During today’s hearing, a prison agency representative maintained that Navalny violated the terms of his probation more than 50 times.

Navalny was arrested on January 17, immediately upon returning to Moscow from Berlin. The next day, a Russian court remanded him in custody for 30 days. Since then, Navalny has been in detention at Moscow’s Matrosskaya Tishina prison. 

Navalny’s hearing took place at the Moscow City Court building on Tuesday, February 2. Police cordoned off the surrounding area on Tuesday morning and arrested upwards of 350 people in the vicinity.

Update. After the hearing, Navalny’s lawyer Olga Mikhailova told Interfax that his defense team intends to challenge the verdict and seek Navalny’s release. “And we will turn to the Council of Europe’s Committee of Ministers in connection with the non-fulfilment of the European Court’s ruling [in the Yves Rocher case],” Mikhailova said.

In 2014, Alexey Navalny and his brother Oleg were found guilty of embezzlement and laundering funds stolen from two Russian companies associated with the French cosmetics brand “Yves Rocher.” Oleg Navalny was sentenced to 3.5 years in prison and Alexey Navalny was given a 3.5-year probation sentence. The brothers pleaded not guilty, calling the case politically motivated. 

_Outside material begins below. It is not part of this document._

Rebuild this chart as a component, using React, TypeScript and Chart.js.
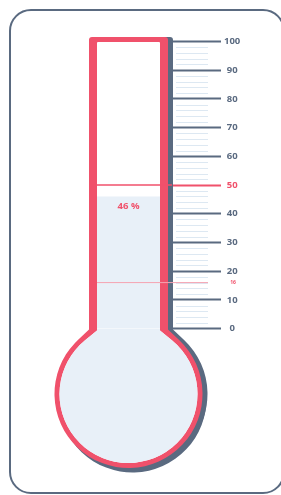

In 2017, the European Court of Human Rights declared the verdicts “unjust” and ordered the Russian authorities to pay the Navalny brothers compensation. Their sentences were never overturned, however.

Navalny is also a defendant in another felony fraud case launched by the Russian Investigative Committee in December 2020. State detectives accuse Navalny of allegedly embezzling hundreds of millions of rubles in donations to his nonprofit anti-corruption organizations.